Fue Pound el que dijo que el capital de un escritor era el tiempo, esto cuando echó a andar la campaña Bel Esprit para juntar fondos a beneficio del tiempo de T.S. Eliot, aparentemente usurpado por su trabajo de gerente de banco.
Por cierto Pound sabía por experiencia propia de lo que estaba hablando, sabía que —particularmente en la poesía— los textos se van armando lentamente, en un pliegue del trabajo visible.
¿Qué significa esto? Que se puede empezar muchas veces el mismo boceto o borrador, que se puede avanzar infructuosamente a través de las páginas palabra por palabra, que se puede abandonar el intento y retomarlo después del sueño o de un lapso de olvido. En fin, es un trabajo obtuso en el cual a veces se persigue la certidumbre de la existencia de algo impreciso en un plano desconocido. Pero súbitamente llega un momento en el cual todos esos esfuerzos parecen articularse en una estructura de sentido y aparece el poema, el texto, esa cuestión luminosa y ajena.
No sé si hay una motivación histérica en la necesidad de escribir. Generalmente los escritores deben luchar contra la fragmentación de ese tiempo disponible: fragmentación debida a su propia neurosis, a las necesidades económicas, a los eventos sociales e incluso a los compromisos que la propia condición de escritor va generando (seminarios, presentaciones de libros, opiniones solicitadas, horribles formularios de postulaciones). Pero es un hecho que si se les da la situación ideal, digamos una temporada en el paraíso, con muchos créditos de tiempo libre y de silencio, es posible que caigan en la ataraxia por exceso de condiciones favorables.
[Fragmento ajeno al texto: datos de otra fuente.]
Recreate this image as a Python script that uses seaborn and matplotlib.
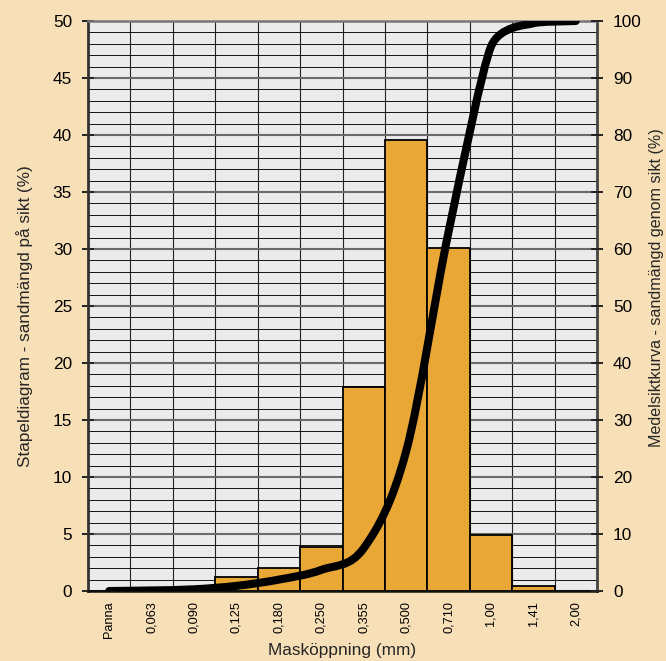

Le pasó a José Donoso cuando disfrutó de un premio o beca increíble en un castillo de Como, en medio de un paisaje emocionante, con el lago, los bosques, los campos extensos. Tenía asegurada la libertad total en un lugar maravilloso. Su única obligación era comer en la noche con los otros becarios. Todo fue bien hasta que se le ocurrió preguntarle a un premio Nobel de Medicina por unos síntomas y el doctor le dijo que se trataba de un tumor cerebral. Se acabó la placidez y fue reemplazada por el horror. Un hermano lo fue a buscar desde Chile.
En realidad uno está atrapado en una demanda compleja. Por un lado necesita la soledad, pero no podría soportar ni por dos minutos la vida de ermitaño —onda Fray Luis. Necesita por cierto la proximidad humana, pero llega el punto en que la cercanía progresiva de los semejantes se vuelve amenazadora: esos tipos de rostros expectantes y burlescos, siempre al aguaite, siempre con iniciativas agotadoras y ganas de conversar, o más bien de echar a andar el aparato de la enunciación.
Ahora me doy cuenta de que con los años me he ido minimizando como una forma animal de solucionar estos contratiempos. Abandoné biblioteca y escritorio y hoy me atrinchero en un lado de la cama, en la inmovilidad, aparentemente haciendo nada. Todas las leseras que escribo nacen de la protección mágica de ese espacio reducido.